In January 2019, significant programming changes were announced. The two breakfast shows would be merged into one, presented by Riddell and Mark Levy. On weekends, additional AFL and NRL coverage would be added, sourced from sister stations 3AW, 6PR and 2GB. In August, Macquarie Sports Radio was named the exclusive Australian radio broadcast partner of the English Premier League, syndicating live commentary from Talksport.

===Closure===
Despite the changes, the network continued to rate poorly. On 29 October, Macquarie Media announced that its sports talk shows would cease production from 1 November 2019. However, the station remained on the air and continued to broadcast live cricket and the Premier League, and on 4 November Macquarie Media announced it would reinstate Schwarz and Allen's drive program.

Following Nine Entertainment's acquisition of Macquarie Media, in January 2020 it was confirmed the network would cease broadcasting, with each station to revert to its pre–2016 branding.
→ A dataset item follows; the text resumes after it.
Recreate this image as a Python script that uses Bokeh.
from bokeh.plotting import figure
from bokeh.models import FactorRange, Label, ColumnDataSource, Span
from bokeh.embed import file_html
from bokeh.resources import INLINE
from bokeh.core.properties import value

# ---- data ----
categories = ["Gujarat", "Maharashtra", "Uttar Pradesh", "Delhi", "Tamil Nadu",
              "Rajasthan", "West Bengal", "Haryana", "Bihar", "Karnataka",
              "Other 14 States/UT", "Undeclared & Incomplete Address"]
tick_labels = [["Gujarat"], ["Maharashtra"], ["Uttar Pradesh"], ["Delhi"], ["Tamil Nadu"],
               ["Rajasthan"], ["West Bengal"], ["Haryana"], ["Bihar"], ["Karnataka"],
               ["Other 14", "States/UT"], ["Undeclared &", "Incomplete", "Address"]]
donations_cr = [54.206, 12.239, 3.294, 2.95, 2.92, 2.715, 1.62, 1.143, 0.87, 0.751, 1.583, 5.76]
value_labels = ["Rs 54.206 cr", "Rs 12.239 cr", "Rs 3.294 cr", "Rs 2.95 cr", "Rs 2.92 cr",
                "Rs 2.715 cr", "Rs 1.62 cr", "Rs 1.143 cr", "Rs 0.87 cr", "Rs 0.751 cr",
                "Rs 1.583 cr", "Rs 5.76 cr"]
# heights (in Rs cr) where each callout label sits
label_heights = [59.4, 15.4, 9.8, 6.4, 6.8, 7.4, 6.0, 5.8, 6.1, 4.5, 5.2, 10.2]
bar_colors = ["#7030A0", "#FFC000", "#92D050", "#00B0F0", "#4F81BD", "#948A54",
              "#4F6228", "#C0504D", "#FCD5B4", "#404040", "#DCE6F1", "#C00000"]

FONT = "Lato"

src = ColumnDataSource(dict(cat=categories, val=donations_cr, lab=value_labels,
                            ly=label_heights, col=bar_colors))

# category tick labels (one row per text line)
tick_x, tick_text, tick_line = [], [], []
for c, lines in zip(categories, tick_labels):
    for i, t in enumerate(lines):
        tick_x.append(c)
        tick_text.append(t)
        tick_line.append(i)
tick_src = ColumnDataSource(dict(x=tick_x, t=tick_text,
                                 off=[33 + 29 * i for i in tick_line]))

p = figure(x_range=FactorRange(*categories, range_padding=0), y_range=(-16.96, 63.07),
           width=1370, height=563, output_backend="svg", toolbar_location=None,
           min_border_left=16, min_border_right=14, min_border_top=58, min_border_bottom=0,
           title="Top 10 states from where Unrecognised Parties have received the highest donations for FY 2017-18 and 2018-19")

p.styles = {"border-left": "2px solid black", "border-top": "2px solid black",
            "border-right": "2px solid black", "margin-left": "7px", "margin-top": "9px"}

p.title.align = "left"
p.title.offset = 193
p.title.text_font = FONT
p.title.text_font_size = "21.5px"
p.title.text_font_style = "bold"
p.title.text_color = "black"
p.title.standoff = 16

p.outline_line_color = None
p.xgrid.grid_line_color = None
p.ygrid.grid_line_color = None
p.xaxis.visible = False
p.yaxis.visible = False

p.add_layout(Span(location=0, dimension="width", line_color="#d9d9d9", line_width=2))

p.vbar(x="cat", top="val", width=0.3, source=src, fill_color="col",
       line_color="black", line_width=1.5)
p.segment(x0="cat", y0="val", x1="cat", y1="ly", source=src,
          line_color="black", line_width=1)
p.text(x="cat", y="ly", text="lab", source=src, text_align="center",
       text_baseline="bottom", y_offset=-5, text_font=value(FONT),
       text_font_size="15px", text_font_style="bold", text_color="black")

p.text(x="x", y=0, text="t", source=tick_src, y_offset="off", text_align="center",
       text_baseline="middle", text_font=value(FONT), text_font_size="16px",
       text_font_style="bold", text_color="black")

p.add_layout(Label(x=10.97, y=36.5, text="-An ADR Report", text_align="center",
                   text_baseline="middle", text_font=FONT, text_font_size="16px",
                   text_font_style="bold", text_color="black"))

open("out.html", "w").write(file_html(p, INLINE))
On 2 February 2020, the stations were re-launched as 2UE, 4BH and Magic 1278 with a classic hits music format.

==Sports coverage==
Macquarie Sports Radio had exclusive and non-exclusive rights to various sports in Australia, although coverage varied by market:

Australian rules football
- Australian Football League (Sydney & Brisbane only)

Cricket
- Australian cricket team in the United Arab Emirates in 2018–19
- Big Bash League
- ICC Women's T20 World Cup
- Indian cricket team in Australia in 2018–19

Football
- A-League
- Premier League

Horse racing
- Melbourne Cup

Rugby league
- National Rugby League (Melbourne & Perth only)

==Transmitters==
Macquarie Sports Radio was broadcast via three full-power AM stations.

| Call sign | Frequency | Broadcast area | Power W | Transmitter coordinates | Notes |
|---|---|---|---|---|---|
| 2UE | 954 AM | Sydney, New South Wales | 5,000 | 33°49′56″S 151°4′16″E﻿ / ﻿33.83222°S 151.07111°E | Locally branded as Macquarie Sports Radio 954 |
| 3EE | 1278 AM | Melbourne, Victoria | 5,000 | 37°44′42″S 145°6′38″E﻿ / ﻿37.74500°S 145.11056°E | Locally branded as Macquarie Sports Radio 1278 |
| 4BH | 882 AM | Brisbane, Queensland | 5,000 | 27°27′49″S 153°8′47″E﻿ / ﻿27.46361°S 153.14639°E | Locally branded as Macquarie Sports Radio 882 |

Each station was simulcast on DAB+ digital radio in their respective markets. Melbourne programming was also heard on digital radio in Perth.